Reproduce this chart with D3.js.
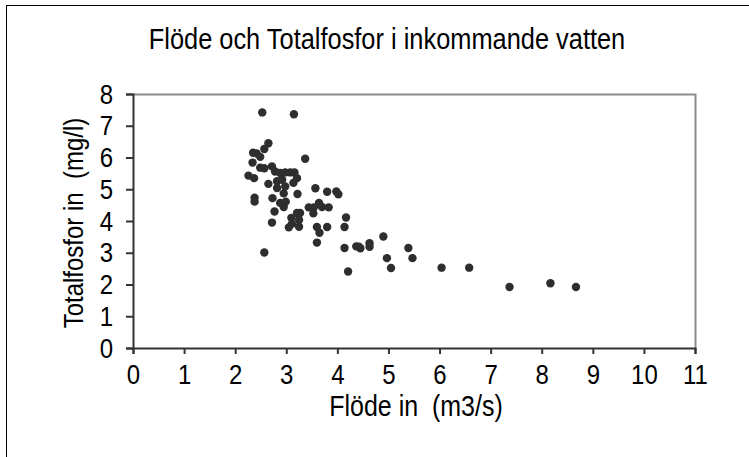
<!DOCTYPE html>
<html>
<head>
<meta charset="utf-8">
<script src="https://cdn.jsdelivr.net/npm/d3@7"></script>
<style>
	body { margin: 0; background: #fff; }
	text { font-family: "Liberation Sans", Arial, sans-serif; fill: #000; white-space: pre; }
</style>
</head>
<body>
<svg id="chart" width="749" height="457"></svg>
<script>

var chartTitle = "Flöde och Totalfosfor i inkommande vatten";
var xTitle = "Flöde in  (m3/s)";
var yTitle = "Totalfosfor in  (mg/l)";

// flöde in (m3/s)
var flodeIn = [2.53, 3.15, 2.65, 2.57, 2.35, 2.42, 2.49, 3.37, 2.34, 2.49,
	2.57, 2.72, 2.78, 2.88, 2.98, 3.08, 3.16, 3.21, 2.26, 2.37,
	2.82, 2.92, 2.65, 2.98, 3.14, 2.82, 2.95, 3.22, 2.38, 2.38,
	2.73, 2.88, 2.99, 2.95, 2.77, 3.10, 3.21, 3.27, 3.25, 3.25,
	2.72, 3.05, 3.11, 3.54, 3.44, 3.64, 3.70, 3.83, 3.53, 3.60,
	3.65, 3.80, 3.60, 3.57, 3.80, 3.98, 4.02, 4.17, 4.14, 4.14,
	4.21, 4.37, 4.45, 4.42, 4.63, 4.63, 4.90, 4.97, 5.05, 5.39,
	5.47, 6.04, 6.58, 7.37, 8.17, 8.67, 2.57];

// totalfosfor in (mg/l)
var totalfosforIn = [7.42, 7.36, 6.45, 6.27, 6.15, 6.13, 6.02, 5.96, 5.84, 5.68,
	5.66, 5.72, 5.56, 5.51, 5.53, 5.53, 5.53, 5.35, 5.43, 5.35,
	5.25, 5.30, 5.17, 5.09, 5.20, 5.04, 4.87, 4.85, 4.73, 4.61,
	4.72, 4.57, 4.61, 4.44, 4.30, 4.10, 4.25, 4.25, 4.03, 3.82,
	3.95, 3.80, 3.91, 4.43, 4.43, 4.57, 4.44, 4.43, 4.24, 3.81,
	3.63, 3.81, 3.32, 5.03, 4.92, 4.93, 4.84, 4.11, 3.81, 3.15,
	2.41, 3.20, 3.14, 3.19, 3.30, 3.19, 3.51, 2.83, 2.52, 3.15,
	2.83, 2.53, 2.53, 1.92, 2.04, 1.92, 3.01];

var xTicks = [0, 1, 2, 3, 4, 5, 6, 7, 8, 9, 10, 11];
var yTicks = [0, 1, 2, 3, 4, 5, 6, 7, 8];

// the original text is drawn a bit taller than normal
var stretch = 1.18;

function drawChart()
{
	var svg = d3.select("#chart");

	var left = 133, right = 695, top = 94, bottom = 348;

	var xScale = d3.scaleLinear()
		.domain([0, 11])
		.range([left, right]);

	var yScale = d3.scaleLinear()
		.domain([0, 8])
		.range([bottom, top]);

	// outer frame of the chart object
	svg.append("rect")
		.attr("x", 6.5)
		.attr("y", 5.5)
		.attr("width", 800)
		.attr("height", 500)
		.attr("fill", "none")
		.attr("stroke", "#000");

	// plot area, grey on top and right
	svg.append("path")
		.attr("d", "M" + left + "," + (top + 0.5) + "H" + (right + 0.5) + "V" + bottom)
		.attr("fill", "none")
		.attr("stroke", "#8c8c8c")
		.attr("stroke-width", 2);

	var xAxis = d3.axisBottom(xScale)
		.tickValues(xTicks)
		.tickSize(6)
		.tickFormat(d3.format("d"));

	var yAxis = d3.axisLeft(yScale)
		.tickValues(yTicks)
		.tickSize(7)
		.tickPadding(13)
		.tickFormat(d3.format("d"));

	var gx = svg.append("g")
		.attr("transform", "translate(0," + bottom + ")")
		.call(xAxis);

	var gy = svg.append("g")
		.attr("transform", "translate(" + left + ",0)")
		.call(yAxis);

	svg.selectAll(".domain, .tick line")
		.attr("stroke", "#333")
		.attr("stroke-width", 2);

	svg.selectAll(".tick text")
		.style("font-size", "24px")
		.style("font-family", "Liberation Sans, Arial, sans-serif")
		.attr("fill", "#000")
		.attr("transform", "scale(1," + stretch + ")");

	gx.selectAll(".tick text")
		.attr("y", 36 / stretch)
		.attr("dy", 0);

	svg.selectAll("circle")
		.data(flodeIn)
		.enter()
		.append("circle")
		.attr("cx", function(d) { return xScale(d); })
		.attr("cy", function(d, i) { return yScale(totalfosforIn[i]); })
		.attr("r", 4.2)
		.attr("fill", "#2e2e2e");

	svg.append("text")
		.attr("transform", "translate(387,49) scale(1," + stretch + ")")
		.attr("text-anchor", "middle")
		.style("font-size", "25.4px")
		.text(chartTitle);

	svg.append("text")
		.attr("transform", "translate(416,416) scale(1," + stretch + ")")
		.attr("text-anchor", "middle")
		.style("font-size", "25px")
		.text(xTitle);

	svg.append("text")
		.attr("transform", "translate(83,223) rotate(-90) scale(1," + stretch + ")")
		.attr("text-anchor", "middle")
		.style("font-size", "24px")
		.text(yTitle);
}

drawChart();

</script>
</body>
</html>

....

**Direction**
Repeat the material exactly as it reads, without any of its pictures.

**Answer for this exercise**
Reproduce this chart with D3.js.
<!DOCTYPE html>
<html>
<head>
<meta charset="utf-8">
<script src="https://cdn.jsdelivr.net/npm/d3@7"></script>
<style>
	body { margin: 0; background: #fff; }
	text { font-family: "Liberation Sans", Arial, sans-serif; fill: #000; white-space: pre; }
</style>
</head>
<body>
<svg id="chart" width="749" height="457"></svg>
<script>

var chartTitle = "Flöde och Totalfosfor i inkommande vatten";
var xTitle = "Flöde in  (m3/s)";
var yTitle = "Totalfosfor in  (mg/l)";

// flöde in (m3/s)
var flodeIn = [2.53, 3.15, 2.65, 2.57, 2.35, 2.42, 2.49, 3.37, 2.34, 2.49,
	2.57, 2.72, 2.78, 2.88, 2.98, 3.08, 3.16, 3.21, 2.26, 2.37,
	2.82, 2.92, 2.65, 2.98, 3.14, 2.82, 2.95, 3.22, 2.38, 2.38,
	2.73, 2.88, 2.99, 2.95, 2.77, 3.10, 3.21, 3.27, 3.25, 3.25,
	2.72, 3.05, 3.11, 3.54, 3.44, 3.64, 3.70, 3.83, 3.53, 3.60,
	3.65, 3.80, 3.60, 3.57, 3.80, 3.98, 4.02, 4.17, 4.14, 4.14,
	4.21, 4.37, 4.45, 4.42, 4.63, 4.63, 4.90, 4.97, 5.05, 5.39,
	5.47, 6.04, 6.58, 7.37, 8.17, 8.67, 2.57];

// totalfosfor in (mg/l)
var totalfosforIn = [7.42, 7.36, 6.45, 6.27, 6.15, 6.13, 6.02, 5.96, 5.84, 5.68,
	5.66, 5.72, 5.56, 5.51, 5.53, 5.53, 5.53, 5.35, 5.43, 5.35,
	5.25, 5.30, 5.17, 5.09, 5.20, 5.04, 4.87, 4.85, 4.73, 4.61,
	4.72, 4.57, 4.61, 4.44, 4.30, 4.10, 4.25, 4.25, 4.03, 3.82,
	3.95, 3.80, 3.91, 4.43, 4.43, 4.57, 4.44, 4.43, 4.24, 3.81,
	3.63, 3.81, 3.32, 5.03, 4.92, 4.93, 4.84, 4.11, 3.81, 3.15,
	2.41, 3.20, 3.14, 3.19, 3.30, 3.19, 3.51, 2.83, 2.52, 3.15,
	2.83, 2.53, 2.53, 1.92, 2.04, 1.92, 3.01];

var xTicks = [0, 1, 2, 3, 4, 5, 6, 7, 8, 9, 10, 11];
var yTicks = [0, 1, 2, 3, 4, 5, 6, 7, 8];

// the original text is drawn a bit taller than normal
var stretch = 1.18;

function drawChart()
{
	var svg = d3.select("#chart");

	var left = 133, right = 695, top = 94, bottom = 348;

	var xScale = d3.scaleLinear()
		.domain([0, 11])
		.range([left, right]);

	var yScale = d3.scaleLinear()
		.domain([0, 8])
		.range([bottom, top]);

	// outer frame of the chart object
	svg.append("rect")
		.attr("x", 6.5)
		.attr("y", 5.5)
		.attr("width", 800)
		.attr("height", 500)
		.attr("fill", "none")
		.attr("stroke", "#000");

	// plot area, grey on top and right
	svg.append("path")
		.attr("d", "M" + left + "," + (top + 0.5) + "H" + (right + 0.5) + "V" + bottom)
		.attr("fill", "none")
		.attr("stroke", "#8c8c8c")
		.attr("stroke-width", 2);

	var xAxis = d3.axisBottom(xScale)
		.tickValues(xTicks)
		.tickSize(6)
		.tickFormat(d3.format("d"));

	var yAxis = d3.axisLeft(yScale)
		.tickValues(yTicks)
		.tickSize(7)
		.tickPadding(13)
		.tickFormat(d3.format("d"));

	var gx = svg.append("g")
		.attr("transform", "translate(0," + bottom + ")")
		.call(xAxis);

	var gy = svg.append("g")
		.attr("transform", "translate(" + left + ",0)")
		.call(yAxis);

	svg.selectAll(".domain, .tick line")
		.attr("stroke", "#333")
		.attr("stroke-width", 2);

	svg.selectAll(".tick text")
		.style("font-size", "24px")
		.style("font-family", "Liberation Sans, Arial, sans-serif")
		.attr("fill", "#000")
		.attr("transform", "scale(1," + stretch + ")");

	gx.selectAll(".tick text")
		.attr("y", 36 / stretch)
		.attr("dy", 0);

	svg.selectAll("circle")
		.data(flodeIn)
		.enter()
		.append("circle")
		.attr("cx", function(d) { return xScale(d); })
		.attr("cy", function(d, i) { return yScale(totalfosforIn[i]); })
		.attr("r", 4.2)
		.attr("fill", "#2e2e2e");

	svg.append("text")
		.attr("transform", "translate(387,49) scale(1," + stretch + ")")
		.attr("text-anchor", "middle")
		.style("font-size", "25.4px")
		.text(chartTitle);

	svg.append("text")
		.attr("transform", "translate(416,416) scale(1," + stretch + ")")
		.attr("text-anchor", "middle")
		.style("font-size", "25px")
		.text(xTitle);

	svg.append("text")
		.attr("transform", "translate(83,223) rotate(-90) scale(1," + stretch + ")")
		.attr("text-anchor", "middle")
		.style("font-size", "24px")
		.text(yTitle);
}

drawChart();

</script>
</body>
</html>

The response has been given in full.